The state of Virginia is in the third phase of Gov. Ralph Northam’s reopening plan as of last Wednesday, but state and local health officials continue to urge caution.

Numbers in Virginia were falling for quite some time, but they seem to be on the rise again, including locally. On Friday, the Western Tidewater Health District reported its largest one-day increase in cases since May 15. Most of the new cases were in Suffolk.

Speaking at the Suffolk City Council meeting last week, the first day of the Phase 3 reopening, Western Tidewater Health District Director Dr. Todd Wagner cautioned people to be vigilant.

“The fact that I’m starting to see a little bit of leveling off, a little bit of increase in the percent positivity, combined with the fact that … we just went to Phase 3 reopening, this weekend, we’ve got a large Fourth of July weekend, makes me concerned,” Wagner said at the meeting. That was before the spike in cases on Friday.

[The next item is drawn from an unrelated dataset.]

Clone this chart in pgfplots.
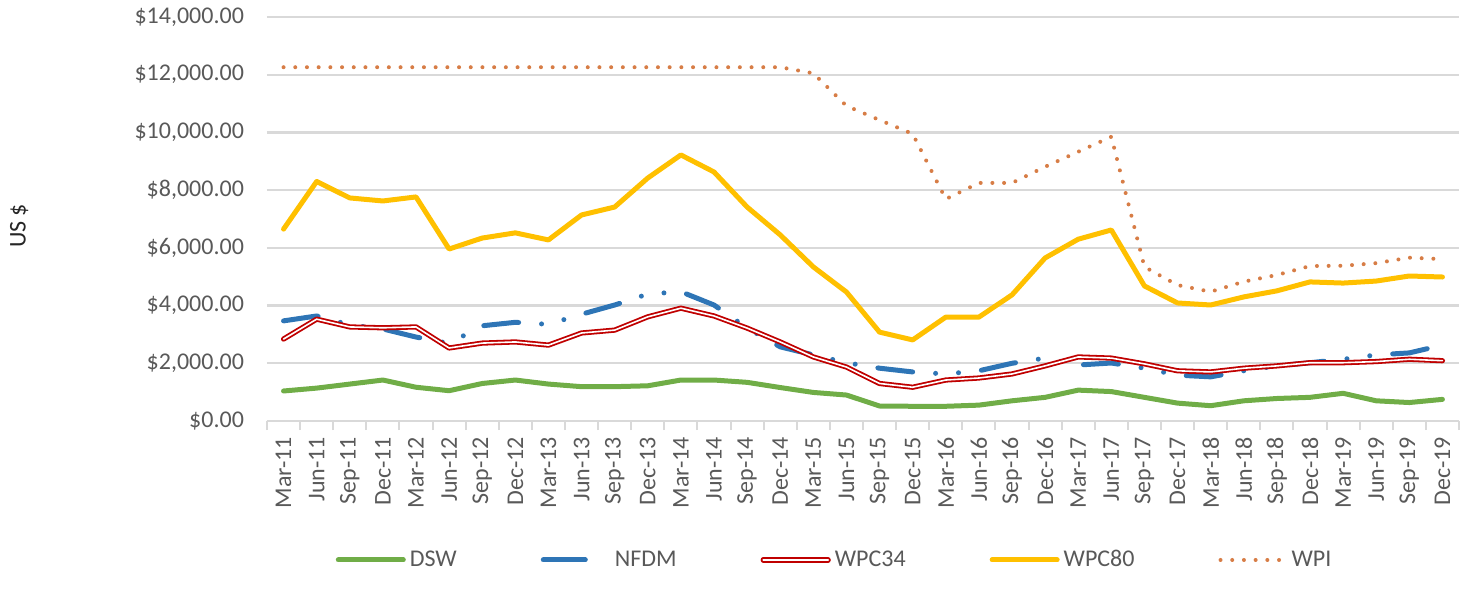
\documentclass[border=0pt]{standalone}
\usepackage{fontspec}
\setmainfont{Carlito}
\usepackage{pgfplots}
\usepackage{pgfplotstable}
\pgfplotsset{compat=1.18}
\definecolor{dswc}{HTML}{70AD47}
\definecolor{nfdmc}{HTML}{2E75B6}
\definecolor{wpcred}{HTML}{C00000}
\definecolor{wpcyel}{HTML}{FFC000}
\definecolor{wpic}{RGB}{215,125,70}
\definecolor{gridgray}{HTML}{D9D9D9}
\definecolor{textgray}{HTML}{595959}

\pgfplotstableread{
x dsw nfdm wpc34 wpc80 wpi
0 1040 3470 2840 6650 12260
1 1140 3640 3530 8300 12260
2 1280 3330 3260 7730 12260
3 1420 3190 3230 7625 12260
4 1170 2910 3260 7765 12260
5 1050 2690 2530 5960 12260
6 1300 3300 2700 6340 12260
7 1420 3420 2740 6520 12260
8 1280 3350 2630 6275 12260
9 1190 3700 3050 7140 12260
10 1190 4020 3150 7415 12260
11 1220 4400 3610 8420 12260
12 1420 4480 3910 9220 12260
13 1420 4020 3640 8630 12260
14 1340 3220 3220 7415 12260
15 1160 2570 2740 6450 12260
16 990 2290 2220 5340 12050
17 900 2020 1870 4470 10920
18 520 1830 1300 3080 10430
19 510 1700 1170 2810 9950
20 510 1630 1420 3600 7690
21 550 1740 1490 3600 8250
22 700 2000 1630 4370 8250
23 820 2180 1910 5650 8810
24 1070 1940 2220 6300 9330
25 1020 2010 2180 6620 9850
26 820 1830 1980 4680 5340
27 620 1590 1740 4090 4710
28 530 1530 1700 4020 4480
29 700 1740 1830 4300 4830
30 780 1910 1910 4510 5060
31 820 2020 2020 4820 5370
32 960 2140 2020 4780 5380
33 700 2290 2060 4850 5470
34 640 2360 2140 5025 5660
35 750 2630 2090 4990 5610
}\datatable

\begin{document}
\begin{tikzpicture}
\useasboundingbox (-133.5pt,-90pt) rectangle (600.5pt,210.5pt);
\begin{axis}[
  at={(0,0)}, anchor=south west,
  scale only axis, width=596pt, height=202pt,
  xmin=-0.5, xmax=35.5, ymin=0, ymax=14000,
  axis x line*=bottom, axis y line*=left,
  y axis line style={draw=none},
  x axis line style={draw=gridgray, line width=1pt},
  xtick={0,...,35},
  xticklabels={Mar-11,Jun-11,Sep-11,Dec-11,Mar-12,Jun-12,Sep-12,Dec-12,Mar-13,Jun-13,Sep-13,Dec-13,Mar-14,Jun-14,Sep-14,Dec-14,Mar-15,Jun-15,Sep-15,Dec-15,Mar-16,Jun-16,Sep-16,Dec-16,Mar-17,Jun-17,Sep-17,Dec-17,Mar-18,Jun-18,Sep-18,Dec-18,Mar-19,Jun-19,Sep-19,Dec-19},
  minor xtick={-0.5,0.5,...,35.5},
  major tick length=0pt, minor tick length=4.5pt, tick align=outside,
  major x tick style={draw=none},
  minor x tick style={draw=gridgray, line width=1pt},
  major y tick style={draw=none},
  ytick={0,2000,...,14000},
  ymajorgrids, grid style={draw=gridgray, line width=1.1pt},
  /pgf/number format/assume math mode=true,
  yticklabel={\$\pgfmathprintnumber[fixed,fixed zerofill,precision=2,1000 sep={,}]{\tick}},
  scaled y ticks=false,
  yticklabel style={font=\fontsize{12}{14}\selectfont, text=textgray},
  yticklabel shift=8pt,
  xticklabel style={rotate=90, anchor=east, font=\fontsize{12}{14}\selectfont, text=textgray},
  xticklabel shift=4.5pt,
  ylabel={US \$},
  ylabel style={at={(axis description cs:-0.208,0.483)}, anchor=center, font=\fontsize{12}{14}\selectfont, text=black!85},
  legend columns=5,
  legend style={at={(axis description cs:0.477,-0.344)}, anchor=center, draw=none, fill=none,
    font=\fontsize{12}{14}\selectfont, text=textgray,
    /tikz/every even column/.append style={column sep=40pt}},
  legend image code/.code={\draw[#1] (0pt,0pt) -- (32.5pt,0pt);},
  every axis plot/.append style={line join=round},
]
\addplot[dswc, line width=2.5pt, line cap=round] table[x=x,y=dsw]{\datatable};
\addlegendentry{DSW}
\addplot[nfdmc, line width=2.5pt, line cap=round, dash pattern=on 17.5pt off 11.5pt on 0pt off 11.5pt on 0pt off 11.5pt,
  legend image code/.code={\draw[nfdmc, line width=2.5pt, line cap=round, dash pattern=on 21pt off 30pt] (0pt,0pt) -- (32.5pt,0pt);}] table[x=x,y=nfdm]{\datatable};
\addlegendentry{NFDM}
\addplot[wpcred, line width=0.9pt, double=white, double distance=0.8pt, line cap=round] table[x=x,y=wpc34]{\datatable};
\addlegendentry{WPC34}
\addplot[wpcyel, line width=2.5pt, line cap=round] table[x=x,y=wpc80]{\datatable};
\addlegendentry{WPC80}
\addplot[wpic, line width=2pt, line cap=round, dash pattern=on 0pt off 5.85pt] table[x=x,y=wpi]{\datatable};
\addlegendentry{WPI}
\end{axis}
\end{tikzpicture}
\end{document}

Although many things have reopened in Phase 3, and there is no more stay-at-home order in effect, life should not be back to “normal” quite yet. The virus is still circulating in our community, so it might pay to be even more vigilant than we have been the past few months.

On June 10, the day the stay-at-home order expired, Dr. Norman Oliver, the state health commissioner, spoke with the Suffolk News-Herald and shared some things he thinks people should do this summer to stay safe.

First of all, he recommended that people still stay at home if they don’t have to be out.

“We feel that people can go out and participate in some activities outside of the home, but the virus is still there, so clearly staying at home will be safer,” he said. “This is especially true for people in high risk groups, the elderly, people with underlying medical conditions — those of us in those categories should only go out if absolutely necessary for the foreseeable future.”

Dr. Oliver also said wearing a mask is a way to prevent spread of the virus.

“The reason why I should wear a mask is so that I don’t infect you,” he said. “If I’m out and about and spreading respiratory droplets, I can infect others whether or not I’m feeling sick. If the majority of people wear a mask, it can significantly decrease the spread of the virus, so that’s the reason for wearing a mask.”

Oliver also recommended that people wash their hands frequently with soap and water, use hand sanitizer if soap and water are not available, and keep their distance from others.